§ PROBLEM DESCRIPTION
Skip every picture and transcribe the remaining material exactly.

§ INFORMATION SUPPLIED
========
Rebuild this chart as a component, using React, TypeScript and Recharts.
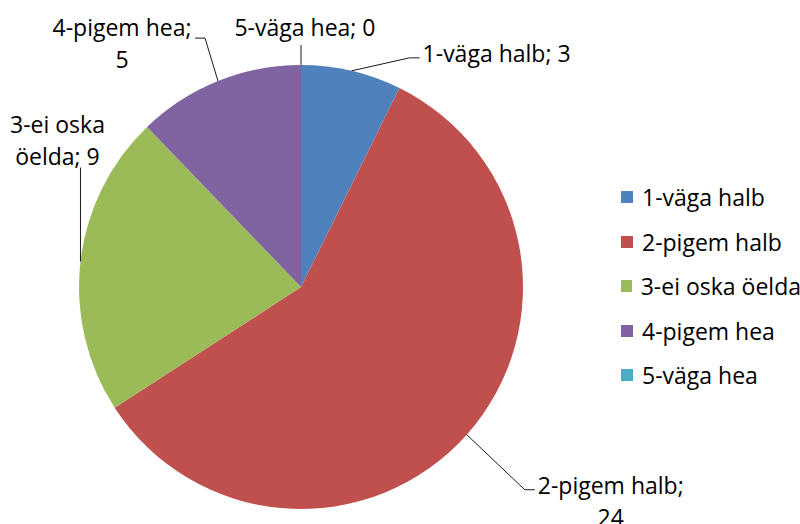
import { Cell, Legend, Pie, PieChart } from "recharts"

const categories = ["1-väga halb", "2-pigem halb", "3-ei oska öelda", "4-pigem hea", "5-väga hea"]
const counts = [3, 24, 9, 5, 0]
const colors = ["#4F81BD", "#C0504D", "#9BBB59", "#8064A2", "#4BACC6"]

// label text split into lines, as drawn in the picture
const labelLines = [
  ["1-väga halb; 3"],
  ["2-pigem halb;", "24"],
  ["3-ei oska", "öelda; 9"],
  ["4-pigem hea;", "5"],
  ["5-väga hea; 0"],
]

// leader line bends and text offsets, relative to the point on the pie edge
const labelLayout = [
  { path: [[58, -13], [68, -13]], text: [71, -18], anchor: "start" },
  { path: [[58, 55], [68, 55]], text: [144, 50], anchor: "middle" },
  { path: [[0, -94]], text: [-23, -138], anchor: "middle" },
  { path: [[-13, -43], [-23, -43]], text: [-96, -54], anchor: "middle" },
  { path: [[0, -20]], text: [4, -38], anchor: "middle" },
]

const data = categories.map((name, i) => ({ name, value: counts[i] }))

const FONT = "'Open Sans', sans-serif"
const RAD = Math.PI / 180

const renderLabel = (props: any) => {
  const { cx, cy, midAngle, outerRadius, index } = props
  const x0 = cx + Math.cos(-midAngle * RAD) * outerRadius
  const y0 = cy + Math.sin(-midAngle * RAD) * outerRadius
  const lay = labelLayout[index]
  const pts = [[x0, y0], ...lay.path.map(([dx, dy]) => [x0 + dx, y0 + dy])]
  const lines = labelLines[index]
  return (
    <g key={`lbl-${index}`}>
      <polyline points={pts.map((p) => p.join(",")).join(" ")} fill="none" stroke="#1a1a1a" strokeWidth={1} />
      {lines.map((t, j) => (
        <text
          key={j}
          x={x0 + lay.text[0]}
          y={y0 + lay.text[1] + j * 32}
          textAnchor={lay.anchor as any}
          dominantBaseline="central"
          fontFamily={FONT}
          fontSize={23}
          fill="#000"
        >
          {t}
        </text>
      ))}
    </g>
  )
}

const renderLegend = () => (
  <div style={{ fontFamily: FONT, fontSize: 23, color: "#000" }}>
    {categories.map((c, i) => (
      <div key={c} style={{ display: "flex", alignItems: "center", height: 44.5 }}>
        <span style={{ width: 12, height: 12, background: colors[i], marginRight: 9, display: "inline-block" }} />
        <span style={{ whiteSpace: "nowrap" }}>{c}</span>
      </div>
    ))}
  </div>
)

const App = () => {
  return (
    <div style={{ position: "absolute", left: 0, top: 0, background: "#fff" }}>
      <PieChart width={800} height={524} margin={{ top: 0, right: 0, bottom: 0, left: 0 }}>
        <Pie
          data={data}
          dataKey="value"
          nameKey="name"
          cx={301}
          cy={287}
          outerRadius={222}
          startAngle={90}
          endAngle={-270}
          stroke="none"
          label={renderLabel}
          labelLine={false}
          isAnimationActive={false}
        >
          {data.map((d, i) => (
            <Cell key={d.name} fill={colors[i]} />
          ))}
        </Pie>
        <Legend content={renderLegend} wrapperStyle={{ left: 621, top: 175, width: 180 }} />
      </PieChart>
    </div>
  )
}

export default App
========
§ ANSWER TO THE PROBLEM
Rebuild this chart as a component, using React, TypeScript and Recharts.
import { Cell, Legend, Pie, PieChart } from "recharts"

const categories = ["1-väga halb", "2-pigem halb", "3-ei oska öelda", "4-pigem hea", "5-väga hea"]
const counts = [3, 24, 9, 5, 0]
const colors = ["#4F81BD", "#C0504D", "#9BBB59", "#8064A2", "#4BACC6"]

// label text split into lines, as drawn in the picture
const labelLines = [
  ["1-väga halb; 3"],
  ["2-pigem halb;", "24"],
  ["3-ei oska", "öelda; 9"],
  ["4-pigem hea;", "5"],
  ["5-väga hea; 0"],
]

// leader line bends and text offsets, relative to the point on the pie edge
const labelLayout = [
  { path: [[58, -13], [68, -13]], text: [71, -18], anchor: "start" },
  { path: [[58, 55], [68, 55]], text: [144, 50], anchor: "middle" },
  { path: [[0, -94]], text: [-23, -138], anchor: "middle" },
  { path: [[-13, -43], [-23, -43]], text: [-96, -54], anchor: "middle" },
  { path: [[0, -20]], text: [4, -38], anchor: "middle" },
]

const data = categories.map((name, i) => ({ name, value: counts[i] }))

const FONT = "'Open Sans', sans-serif"
const RAD = Math.PI / 180

const renderLabel = (props: any) => {
  const { cx, cy, midAngle, outerRadius, index } = props
  const x0 = cx + Math.cos(-midAngle * RAD) * outerRadius
  const y0 = cy + Math.sin(-midAngle * RAD) * outerRadius
  const lay = labelLayout[index]
  const pts = [[x0, y0], ...lay.path.map(([dx, dy]) => [x0 + dx, y0 + dy])]
  const lines = labelLines[index]
  return (
    <g key={`lbl-${index}`}>
      <polyline points={pts.map((p) => p.join(",")).join(" ")} fill="none" stroke="#1a1a1a" strokeWidth={1} />
      {lines.map((t, j) => (
        <text
          key={j}
          x={x0 + lay.text[0]}
          y={y0 + lay.text[1] + j * 32}
          textAnchor={lay.anchor as any}
          dominantBaseline="central"
          fontFamily={FONT}
          fontSize={23}
          fill="#000"
        >
          {t}
        </text>
      ))}
    </g>
  )
}

const renderLegend = () => (
  <div style={{ fontFamily: FONT, fontSize: 23, color: "#000" }}>
    {categories.map((c, i) => (
      <div key={c} style={{ display: "flex", alignItems: "center", height: 44.5 }}>
        <span style={{ width: 12, height: 12, background: colors[i], marginRight: 9, display: "inline-block" }} />
        <span style={{ whiteSpace: "nowrap" }}>{c}</span>
      </div>
    ))}
  </div>
)

const App = () => {
  return (
    <div style={{ position: "absolute", left: 0, top: 0, background: "#fff" }}>
      <PieChart width={800} height={524} margin={{ top: 0, right: 0, bottom: 0, left: 0 }}>
        <Pie
          data={data}
          dataKey="value"
          nameKey="name"
          cx={301}
          cy={287}
          outerRadius={222}
          startAngle={90}
          endAngle={-270}
          stroke="none"
          label={renderLabel}
          labelLine={false}
          isAnimationActive={false}
        >
          {data.map((d, i) => (
            <Cell key={d.name} fill={colors[i]} />
          ))}
        </Pie>
        <Legend content={renderLegend} wrapperStyle={{ left: 621, top: 175, width: 180 }} />
      </PieChart>
    </div>
  )
}

export default App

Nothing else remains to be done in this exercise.